We ended up mooring next to our old neighbours from Porto Santo. In Calhetta we spent our time socialising, running around on a scooter, enjoying the only sand beach on the island and generally having fun in the sun. We kept an eye on the forecasts for an oportunity to get to Cape Verde, for a week it was blowing 30 knots with 3m plus significant waves. But the weekend after we arrived we had our break. After some sound advice from the good neighbours (the ones with 20 years criusing experience) we filled the boat with provisions, including a not insignificant quantity of good Portugeuse wine - whatever was on special offer. This was super easy as the supermarket was 500m from the pontoons and you could just wheel your trolly right up to the boat!

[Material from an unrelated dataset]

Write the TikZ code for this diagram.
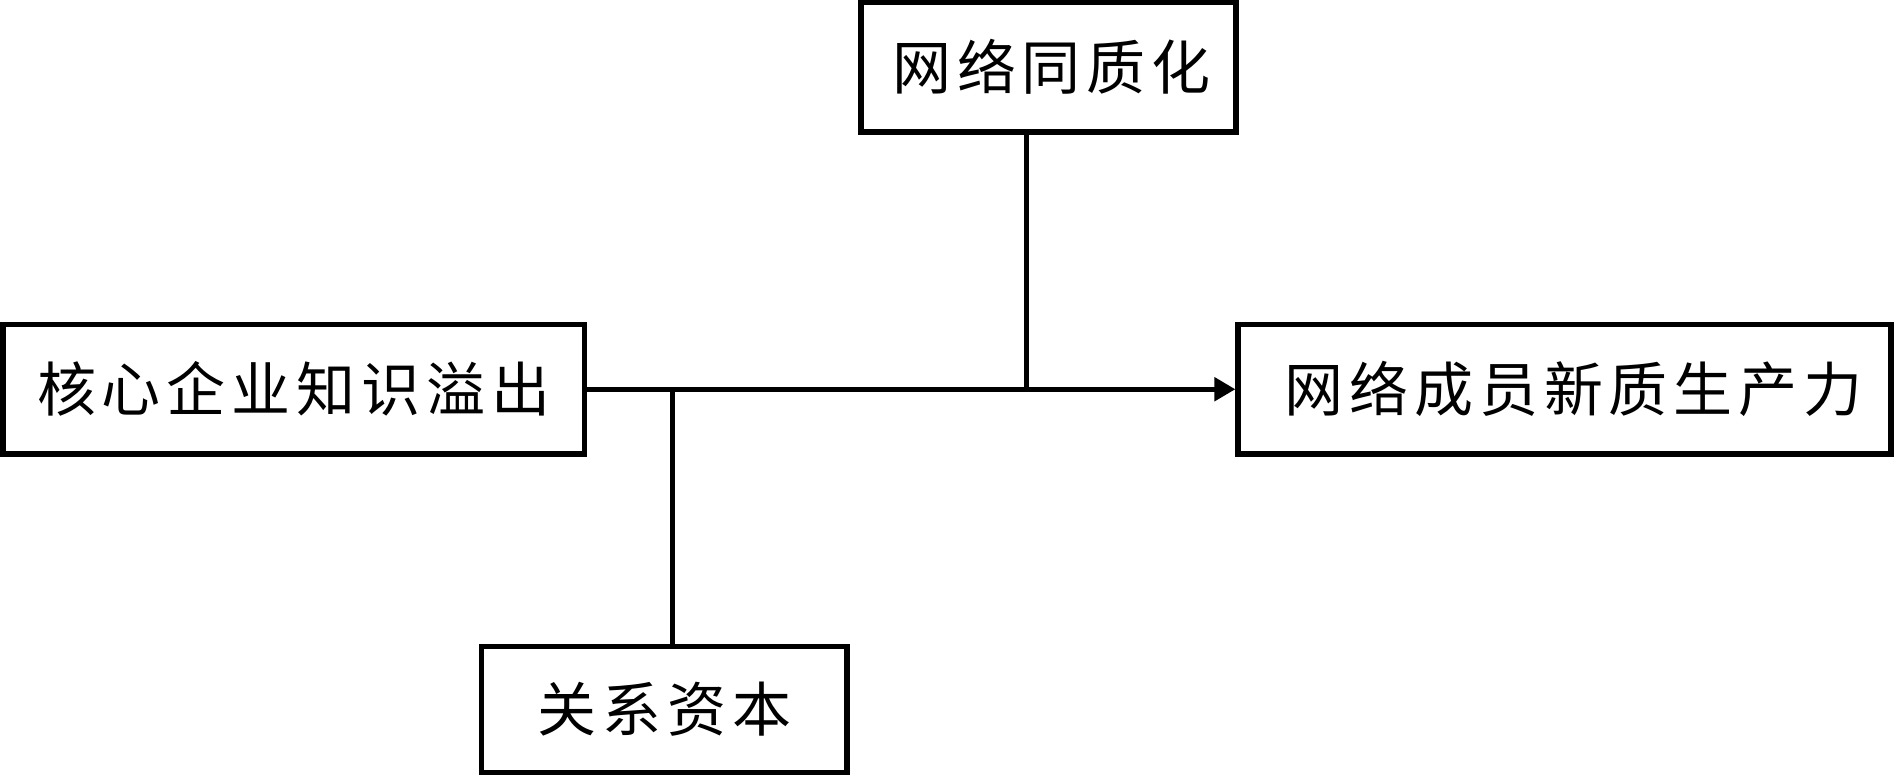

And with that is was time to leave Madeira. With a big storm brewing in the Atlantic and heading our way so it seemed every boat in the Marina was leaving to head south on the same day. The Good Neighbours were the first to go, we hoped to be just behind them but the engine had other plans. Everything was stowed, sails were readied, and excess mooring lines removed- we were ready for an unofficial race to the Canaries! Ellie went to turn on the engine….nothing….out came the engine manual and “Nigel”… an hour later, 3 taxi trips and 70 euros later we had a new starter battery, the only one that hadnt been replaced in Porto. The engine started, we sighed a sigh of relief and motored out of the breakwater for 10 days at sea- sailing direct to Cape Verde.